Torna il segno meno sulle principali borse mondiali nella settimana conclusasi venerdì: gli indici sono ritornati sui minimi di aprile, e sembrano bene impostati a scendere al di sotto di tale livello, anche se molte sono le notizie da digerire, specialmente per quanto riguarda il weekend.
Tre elezioni hanno infatti segnato il panorama europeo, lasciando intuire che nei prossimi mesi parecchie cose sono destinate a cambiare: la vittoria di Hollande in Francia e la sconfitta della Merkel nello Schleswig-Holstein indeboliscono fortemente il legame fra Parigi e Berlino che aveva dominato la politica europea fino a ieri. L’esito di questo mutamento di equilibri sarà fondamentale per i destini dell’Europa: ormai da molto tempo gli analisti non fanno che far notare che l’attuale politica economica europea, imposta dalla coppia Merkozy, non ha risolto nulla né potrà risolvere nulla, poiché si basa su politiche estremamente procicliche, ovvero che aggiungono recessione a recessione.
La terza elezione è stata quella greca, (per ora) ultimo Paese ad essere stato “salvato” dall’Europa: il risultato di questa elezione è stato quello tipico di un Paese sull’orlo del collasso, ovvero elevata frammentazione. I due partiti maggiori, ovvero quelli che hanno “firmato” l’austerity che ha permesso lo stacco degli assegni che hanno tenuto a galla Atene, infatti, si ritroveranno costretti a basare il proprio governo di grande coalizione su una maggioranza risicatissima, ed esposta alle spinte centrifughe di partiti che invece hanno avversato le misure proposte dall’Unione Europea per salvare il Paese. Se il governo di coalizione dovesse fallire, la situazione sembra essere destinata ad aggravarsi, e in quel caso l’uscita dall’euro della Grecia non sarà più così improbabile, con conseguenze (per la Grecia e per l’Eurozona) gravi per non dire catastrofiche.
Dall’altro lato dell’Atlantico, il dato più interessante è stato quello del mercato del lavoro statunitense, che segnala, ancora una volta, che per molti americani l’economia non si sta riprendendo, a prescindere dalle statistiche: se infatti il tasso di disoccupazione è calato, è grazie all’aumentato numero di scoraggiati, ovvero di coloro che non hanno un lavoro e non lo cercano neanche più, e che dunque non rientrano più nelle statistiche. Non si crea molto lavoro negli USA, e senza lavoro non può esserci che una ripresa economica molto fragile.

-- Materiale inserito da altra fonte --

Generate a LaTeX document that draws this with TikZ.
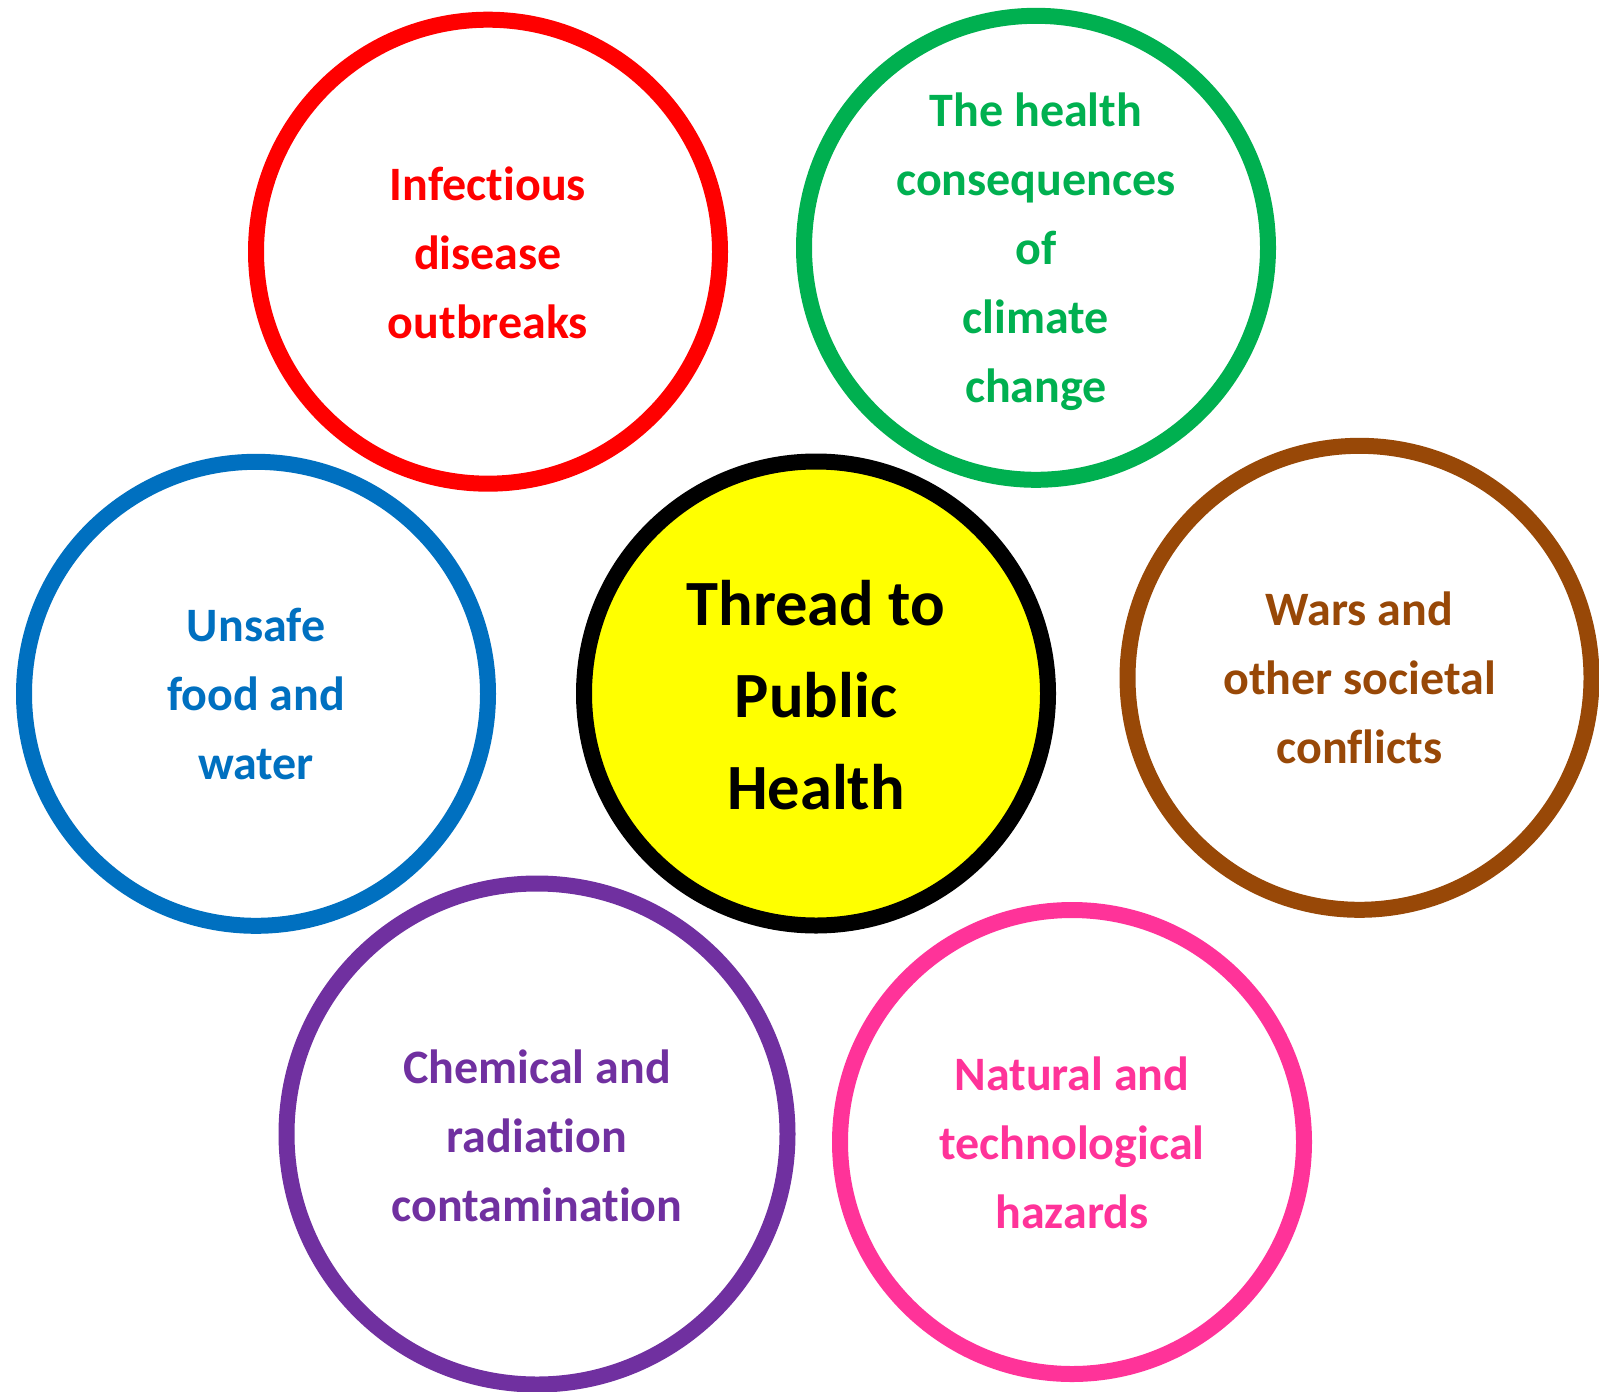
\documentclass[tikz,border=0pt]{standalone}
\usepackage{fontspec}
\setmainfont[Ligatures=NoCommon]{Carlito}
\definecolor{cRed}{HTML}{FF0000}
\definecolor{cGreen}{HTML}{00B050}
\definecolor{cBlue}{HTML}{0070C0}
\definecolor{cBrown}{HTML}{984807}
\definecolor{cPurple}{HTML}{7030A0}
\definecolor{cPink}{HTML}{FF3399}
\definecolor{cYellow}{HTML}{FFFF00}
\newcommand{\firstline}{\rule{0pt}{60pt}}
\begin{document}
\begin{tikzpicture}[x=1pt,y=-1pt,
  ring/.style={circle, draw, line width=16pt, minimum size=464pt, inner sep=0pt},
  txt/.style={inner sep=0pt, anchor=north, align=center,
    font=\bfseries\fontsize{48}{69}\selectfont},
  bigtxt/.style={inner sep=0pt, anchor=north, align=center,
    font=\bfseries\fontsize{64.5}{92}\selectfont}]
\useasboundingbox (0,0) rectangle (1599,1392);
\fill[white] (0,0) rectangle (1599,1392);

\node[ring, draw=cRed] (red) at (488,251.7) {};
\node[ring, draw=cGreen] (green) at (1036,247.8) {};
\node[ring, draw=cBlue] (blue) at (256,693.8) {};
\node[ring, draw=black, fill=cYellow] (center) at (816,693.5) {};
\node[ring, draw=cBrown] (brown) at (1359.5,677.8) {};
\node[ring, draw=cPurple, minimum size=501pt] (purple) at (537,1134) {};
\node[ring, draw=cPink] (pink) at (1072,1142) {};

\node[txt, text=cRed] (redtxt) at (488,140) {\firstline Infectious\\disease\\outbreaks};
\node[txt, text=cGreen] (greentxt) at (1036,66.7) {\firstline The health\\consequences\\of\\climate\\change};
\node[txt, text=cBlue] (bluetxt) at (256,581.7) {\firstline Unsafe\\food and\\water};
\node[bigtxt, text=black] (centertxt) at (816,565) {\firstline Thread to\\Public\\Health};
\node[txt, text=cBrown] (browntxt) at (1359.5,565) {\firstline Wars and\\other societal\\conflicts};
\node[txt, text=cPurple] (purpletxt) at (537,1023) {\firstline Chemical and\\radiation\\contamination};
\node[txt, text=cPink] (pinktxt) at (1072,1030) {\firstline Natural and\\technological\\hazards};
\end{tikzpicture}
\end{document}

La prossima settimana, a parte l’indigestione di risultati elettorali appena citati, dovrebbe risultare abbastanza tranquilla dal punto di vista dei dati macroeconomici. Il lunedì va segnalato soltanto il dato sugli ordini agli industria in Germania, che per gli analisti dovrebbe segnalare un lieve miglioramento. Discorso simile per martedì, quando verrà rilasciato anche il dato tedesco sulla produzione industriale, che dovrebbe tornare in positivo rispetto all’ultimo rilevamento, mentre mercoledì conosceremo lo stato della bilancia commerciale di alcuni Paesi europei, fra cui Germania e Francia.
Maggiore movimento a partire da giovedì: in mattinata conosceremo la produzione industriale italiana, prevista ancora negativa, e quelle francesi e inglesi. Rimanendo oltre Manica, giovedì la Banca d’Inghilterra renderà note le proprie decisioni circa i tassi di interesse. Nel pomeriggio gli USA rilasceranno i consueti jobless claims (previsti sui medesimi livelli della settimana passata, a 366mila unità di nuovi richiedenti un sussidio), e il dato sulla bilancia commerciale.
Venerdì sarà importantissimo guardare verso Pechino, visti i molti dati che verranno rilasciati nella notte europea, ovvero i prezzi al consumo e alla produzione, le vendite al dettaglio e alla produzione industriale. Negli USA, invece, conosceremo il livello dei prezzi alla produzione e quello della fiducia dei consumatori.